Before embarking on a crusade to build a framework to support IT continuity, it would be appropriate to first describe what it is and to justify the need for such a framework.
An IT continuity framework is a set of published principles and policies developed by IT to agree and implement policies related to IT continuity. This framework should ideally form part of a CIO's IT Governance Framework. In order for such a framework to be effective, it should be aligned to business needs and objectives. This may present the CIO with certain difficulties. Many businesses, even large ones, do not have published business strategies, even fewer have documented strategies which are up to date and agreed by all business units. Nevertheless it is essential that a CIO ensures that he has an IT environment which can survive events which will disrupt IT operations.
In many instances IT organisations are doing sterling work in making provision for IT continuity and IT disaster recovery in organisations where there is no provision for business continuity or even much awareness of the problem. (Business continuity is the overall provision of measures aimed at ensuring that the rest of the business outside of IT can continue to function despite disruptions and disasters.) Even when business neglects its responsibilities it is still the duty of IT to ensure an appropriate disaster response capability.
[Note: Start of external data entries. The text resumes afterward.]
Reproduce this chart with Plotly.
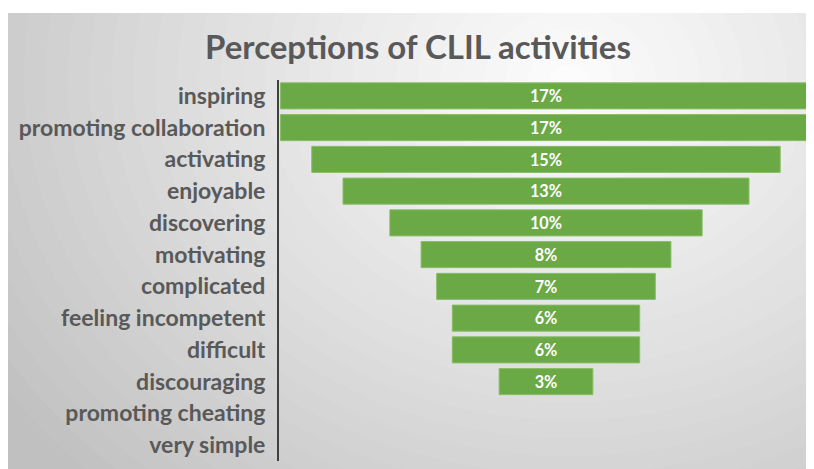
import plotly.graph_objects as go

categories = ["inspiring", "promoting collaboration", "activating", "enjoyable",
              "discovering", "motivating", "complicated", "feeling incompetent",
              "difficult", "discouraging", "promoting cheating", "very simple"]
values = [17, 17, 15, 13, 10, 8, 7, 6, 6, 3, 0, 0]
labels = [f"{v}%" if v > 0 else "" for v in values]

# the page body adds an 8px margin; the figure is sized to fill the rest of the window
OFF = 8
W, H = 814 - OFF, 469 - OFF
L, R, T, B = 279 - OFF, 1, 80 - OFF, 8
PW, PH = W - L - R, H - T - B


def px(x):  # x in screenshot pixels -> paper
    return (x - OFF - L) / PW


def py(y):  # y in screenshot pixels -> paper
    return 1 - (y - OFF - T) / PH


fig = go.Figure()
fig.add_trace(go.Funnel(
    y=categories, x=values, text=labels, texttemplate="%{text}",
    textposition="inside", insidetextanchor="middle",
    textfont=dict(family="Lato", size=17, color="white", weight="bold"),
    marker=dict(color="#6aa945",
                line=dict(color="#86bd62", width=[1 if v > 0 else 0 for v in values])),
    connector=dict(visible=False), width=0.82, hoverinfo="y+x",
))

# background: radial-ish gradient made of stacked ellipses
shapes = []
shapes.append(dict(type="rect", xref="paper", yref="paper", x0=px(0), x1=px(830),
                   y0=py(490), y1=py(13),
                   fillcolor="#c0c0c0", line=dict(width=0), layer="below"))
cx, cy = 570, 80
n = 32
for i in range(n):
    f = i / (n - 1)
    rx = 680 * (1 - f) + 20
    ry = 560 * (1 - f) + 15
    g = int(192 + (252 - 192) * f ** 0.9)
    col = f"rgb({g},{g},{g})"
    shapes.append(dict(type="circle", xref="paper", yref="paper",
                       x0=px(cx - rx), x1=px(cx + rx), y0=py(cy + ry), y1=py(cy - ry),
                       fillcolor=col, line=dict(width=0), layer="below"))
# white band above the chart box
shapes.append(dict(type="rect", xref="paper", yref="paper", x0=px(-50), x1=px(900),
                   y0=py(13), y1=py(-200),
                   fillcolor="white", line=dict(width=0), layer="below"))

fig.update_layout(
    width=W, height=H,
    margin=dict(l=L, r=R, t=T, b=B),
    paper_bgcolor="white", plot_bgcolor="rgba(0,0,0,0)",
    shapes=shapes,
    title=dict(text="Perceptions of CLIL activities", x=(418 - OFF) / W, xanchor="center",
               y=1 - (47 - OFF) / H, yanchor="middle", yref="container",
               font=dict(family="Lato", size=33, color="#595959", weight="bold")),
    showlegend=False,
)
fig.update_xaxes(visible=False, range=[-8.55, 8.55], fixedrange=True)
fig.update_yaxes(showline=True, linecolor="#404040", linewidth=2, ticks="",
                 ticklabelstandoff=7, showgrid=False, automargin=False,
                 tickfont=dict(family="Lato", size=23, color="#595959", weight="bold"))

fig.write_html("out.html", default_width=f"{W}px", default_height=f"{H}px")
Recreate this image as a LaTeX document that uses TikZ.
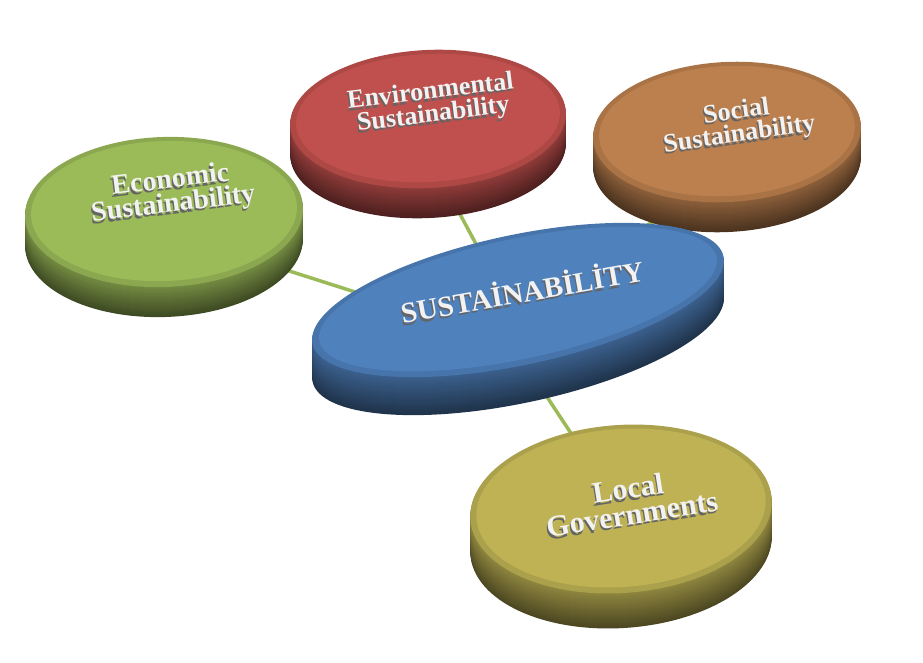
\documentclass[tikz,border=0pt]{standalone}
\usepackage{fontspec}
\setmainfont{Liberation Serif}
\usetikzlibrary{shapes.geometric}

\pgfdeclarelayer{background}
\pgfsetlayers{background,main}

\definecolor{ecogreen}{RGB}{155,187,89}
\definecolor{envred}{RGB}{192,80,77}
\definecolor{socbrown}{RGB}{188,128,78}
\definecolor{susblue}{RGB}{79,129,189}
\definecolor{locolive}{RGB}{190,178,84}
\definecolor{linkgreen}{RGB}{155,187,89}
\definecolor{embface}{RGB}{242,242,242}
\definecolor{embshadow}{RGB}{100,100,100}

% side of a disc: stacked ellipses, darker towards the bottom
\newcommand{\discside}[7]{% x, y, x radius, y radius, angle, depth, colour
  \foreach \d in {#6,...,1}{%
    \pgfmathtruncatemacro{\shd}{40+35*(#6-\d)/#6}%
    \fill[#7!\shd!black, rotate around={#5:(#1,#2+\d)}] (#1,#2+\d) ellipse [x radius=#3, y radius=#4];
  }%
}

% white text with a grey extrusion
\newcommand{\embossed}[5][disctxt={26}{23}]{% style, name, position, angle, text
  \node[#1, text=embshadow, rotate=#4, xshift=-1.3pt, yshift=-2.4pt] (#2-sh) at #3 {#5};
  \node[#1, text=embface, rotate=#4] (#2) at #3 {#5};
}

\begin{document}
\begin{tikzpicture}[x=1pt, y=-1pt,
    discface/.style={ellipse, inner sep=0pt, outer sep=0pt, fill=#1},
    disctxt/.style n args={2}{font=\bfseries\fontsize{#1}{#2}\selectfont, align=center, inner sep=0pt},
    link/.style={draw=linkgreen, line width=3.5pt},
    ]
    \useasboundingbox (0,0) rectangle (923,662);

    % environmental
    \discside{428}{119}{138}{69}{3}{30}{envred}
    \node[discface=envred!90!black, minimum width=276, minimum height=138, rotate=3] (env) at (428,119) {};
    \node[discface=envred, minimum width=264, minimum height=128, rotate=3] (env-in) at (428,118) {};

    % social
    \discside{727}{132}{134}{70}{3}{30}{socbrown}
    \node[discface=socbrown!90!black, minimum width=268, minimum height=140, rotate=3] (soc) at (727,132) {};
    \node[discface=socbrown, minimum width=256, minimum height=130, rotate=3] (soc-in) at (727,131) {};

    % economic
    \discside{164}{212}{139}{75}{2}{30}{ecogreen}
    \node[discface=ecogreen!90!black, minimum width=278, minimum height=150, rotate=2] (econ) at (164,212) {};
    \node[discface=ecogreen, minimum width=266, minimum height=140, rotate=2] (econ-in) at (164,211) {};

    % sustainability
    \discside{518}{300}{210}{65}{12}{38}{susblue}
    \node[discface=susblue!90!black, minimum width=420, minimum height=130, rotate=12] (sust) at (518,300) {};
    \node[discface=susblue, minimum width=406, minimum height=120, rotate=12] (sust-in) at (518,299) {};

    % local governments
    \discside{621}{509}{151}{84}{4}{35}{locolive}
    \node[discface=locolive!90!black, minimum width=302, minimum height=168, rotate=4] (loc) at (621,509) {};
    \node[discface=locolive, minimum width=290, minimum height=158, rotate=4] (loc-in) at (621,508) {};

    \embossed{env-txt}{(432,104)}{7}{Environmental\\Sustainability}
    \embossed{soc-txt}{(738,124)}{8}{Social\\Sustainability}
    \embossed[disctxt={28}{24}]{econ-txt}{(172,193)}{7}{Economic\\Sustainability}
    \embossed[disctxt={29}{29}]{sust-txt}{(522,290)}{10}{SUSTAİNABİLİTY}
    \embossed[disctxt={30}{26}]{loc-txt}{(630,501)}{9}{Local\\Governments}

    \begin{pgfonlayer}{background}
        \draw[link] ([yshift=-44pt]sust.center) -- ([yshift=-19pt]econ.center);
        \draw[link] ([xshift=-12pt]sust.center) -- ([xshift=-19pt]env.center);
        \draw[link] (sust.center) -- ([yshift=-47pt]soc.center);
        \draw[link] ([xshift=-35pt]sust.center) -- (loc.center);
    \end{pgfonlayer}
\end{tikzpicture}
\end{document}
To meet the organisation's requirements, a framework for IT continuity should meet the following general specifications:
* A framework for IT continuity should support enterprise-wide business continuity management with a consistent process (assuming that such an initiative exists).
* The framework should assist in determining the required resilience of the infrastructure.
* The framework should drive the development, testing and execution of disaster recovery and IT contingency plans.
* The framework should address the organisational structure for continuity management defining the roles and responsibilities of internal staff and external service providers.
* The framework should define rules and structures to document, test and execute the disaster recovery and IT contingency plans.
* The framework should also identify resources required to keep critical IT functions running or restore critical functions after a disaster event.
* The framework should define principles of back-up, recoverability resiliency and when needed, redundancy in IT processing and support resources.
* Most importantly the framework should be based upon business risk and resulting impact. This is crucial to the overall justifiability and effectiveness of the IT continuity effort.
* The framework should also take into account the following factors:
- Regulatory requirements (for instance Financial Services Board requirements).
- IT best practices and standards (such as CobiT, ITIL, UK Business Continuity Institute, etc).
- Legal requirements (record retention, Companies Act, etc).
- Internal and external audit demands.
This framework will define the methods of operation for an organisation's IT Continuity efforts at a high level. It should be the primary source of all policies covering IT continuity.
How to justify and direct the framework
I regularly meet IT managers and executives who wrestle with the same set of problems. These problems are related to two crucial issues. Firstly, the question of justification, particularly cost justification, and secondly, the nature and extent of the provisions which should be provided.
The answers lie in the commonsense discipline of risk management. Most answers to these vexing questions lie in determining what the risks are of business processes failing or being disrupted. The path to easy justification lies in assessing the risk and thereafter using the resultant impacts (cost of failure) to quantify these in a manner which can be presented to management. Generally business management does not understand (nor cares about) the reasons behind systems failure and the time and effort required to restore IT service. The one aspect that management universally understands is the cost of or penalty associated with service failure and data loss. A carefully constructed case based on the cost of downtime to business will justify expenditure on the protection of such services and data.
Where to put our IT service continuity efforts
It is not practical to simply assume that all IT functions should have the same service continuity efforts. It would, in any case, result in an overkill solution. Efforts should be prioritised so that the continuity and recovery efforts meet business and risk criteria.
It is a sound principle of business continuity management (BCM) to differentiate systems and processes during recovery. Some systems will require that you provide highly available solutions which provide the capability to continue processing despite hardware, telecommunications or other failures. Some systems will be able to tolerate short periods of downtime. Some systems will permit long periods of downtime, but may reach thresholds beyond downtime may not be tolerable, or be required to function at certain critical times (payroll could be a good example).
All of these factors are determined during risk assessment and impact analysis. They should always form the basis of your response capability.
A general rule is also that recovery solutions are not as costly as highly available solutions. Make your responses to the business needs cost appropriate, as defined by risk and impact. Try to avoid a complex set of solutions based upon technical considerations. Make all your efforts match the business need to avoid or deal with disaster.
No, I am sorry to say, the provision of continuous IT service is a complex subject and even more difficult to implement properly. The construction of a framework is merely part of the process, but nonetheless if carefully constructed, diligently maintained and consistently used to define and direct efforts will ensure that IT and the enterprise have a good basis for agreement and understanding.